Mary Lang is an artist who attempts to communicate the intangible energy animating the visible world by aiming her camera at ordinary forms of landscape and space. She received an MFA in photography from Pratt Institute and has taught at Bunker Hill Community College, New England School of Art & Design, UMass Lowell, Middlesex Community College, and the College of the Holy Cross in Worcester. She is a member of the Kingston Gallery in Boston, where in the past twelve years she has mounted several well-received one-person shows. She was selected for the 2004 DeCordova Annual Exhibition. Her work is in the collections of the Museum of Fine Arts, Boston, the Fogg Museum, the DeCordova Museum, the Spencer Museum, and the Smith College Museum of Art, as well as numerous private collections. Until two years ago, she still used film and has worked in both black and white and color, in 35mm, using a Leica M4 for the black and white and a Nikon F for the color.

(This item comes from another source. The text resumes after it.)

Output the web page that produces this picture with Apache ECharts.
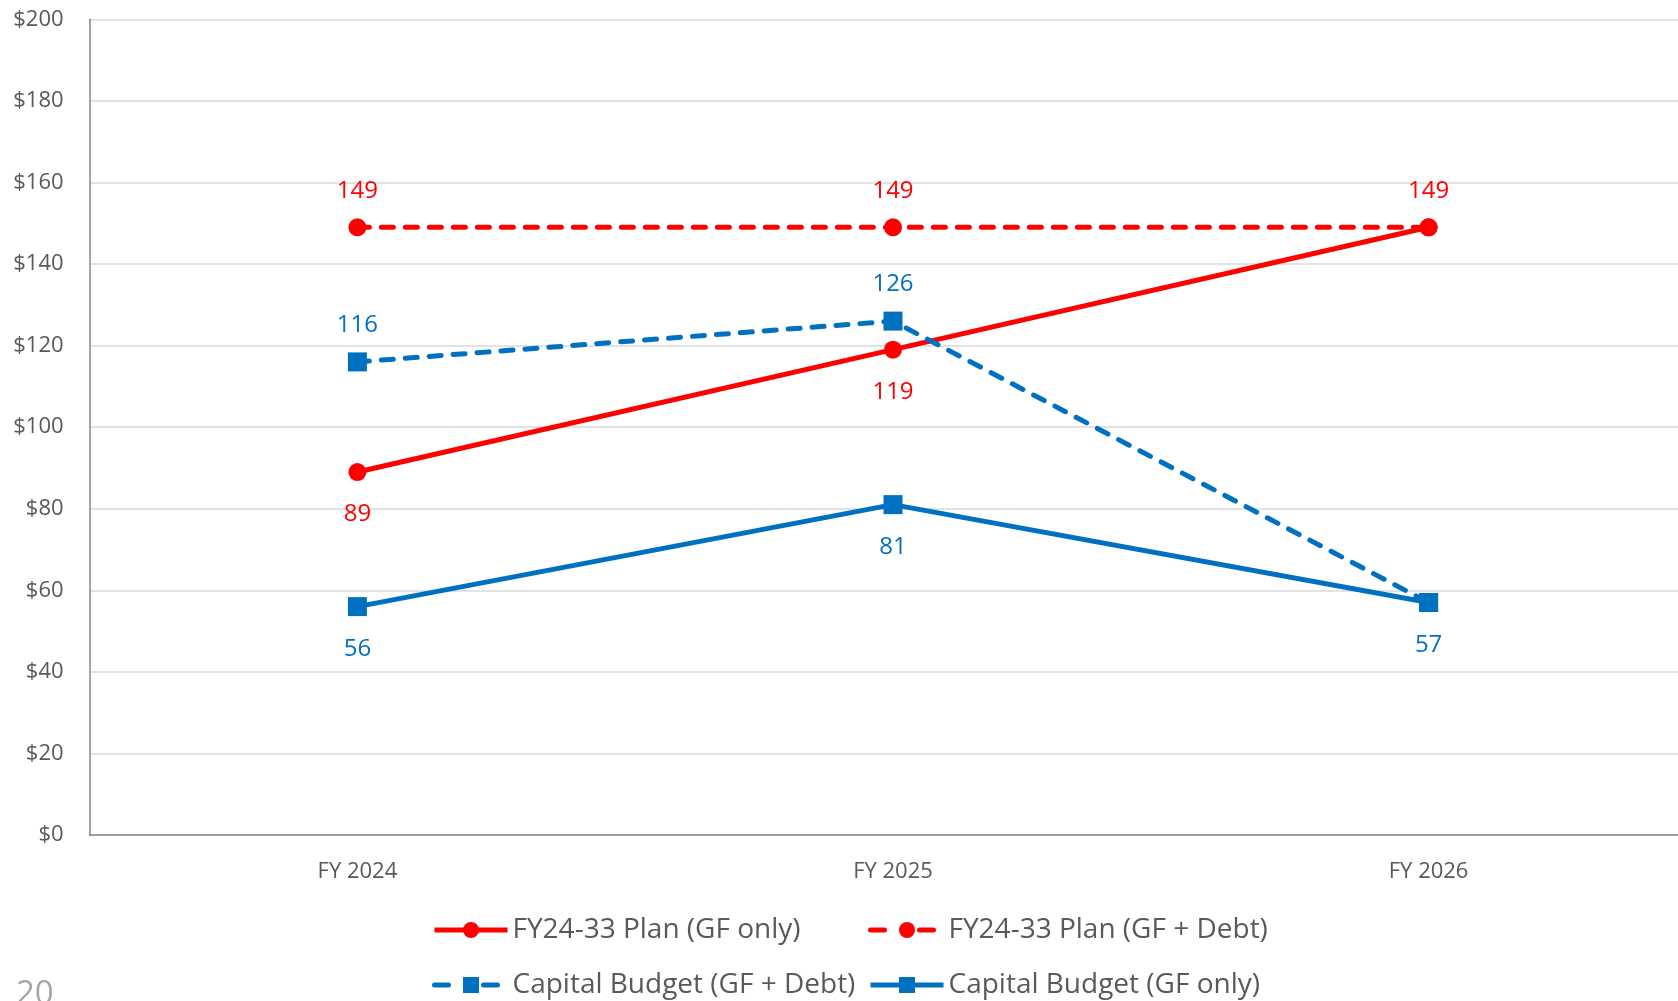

Now she uses a Lumix 5 and is learning to use Photoshop.

Increasingly, her work is informed by her more than 35 years of Buddhist meditation practice. “Bringing the two strands of my path together, the art and the meditation, has been both liberating and intimidating. I cannot say that my work is informed by Buddhist understanding if I don’t have the practice to ground it. Also, the way I experience the world needs to be described photographically in a way that allows the viewer to experience phenomena without feeling manipulated. In the end, the view of the artist and the practitioner both arise from the same unconditioned perception of the world as a basically sacred place.”

Mary Lang was born in Evanston, Illinois, and attended Smith College in Northampton, Mass. She currently lives in Auburndale, Mass, and is married with two children.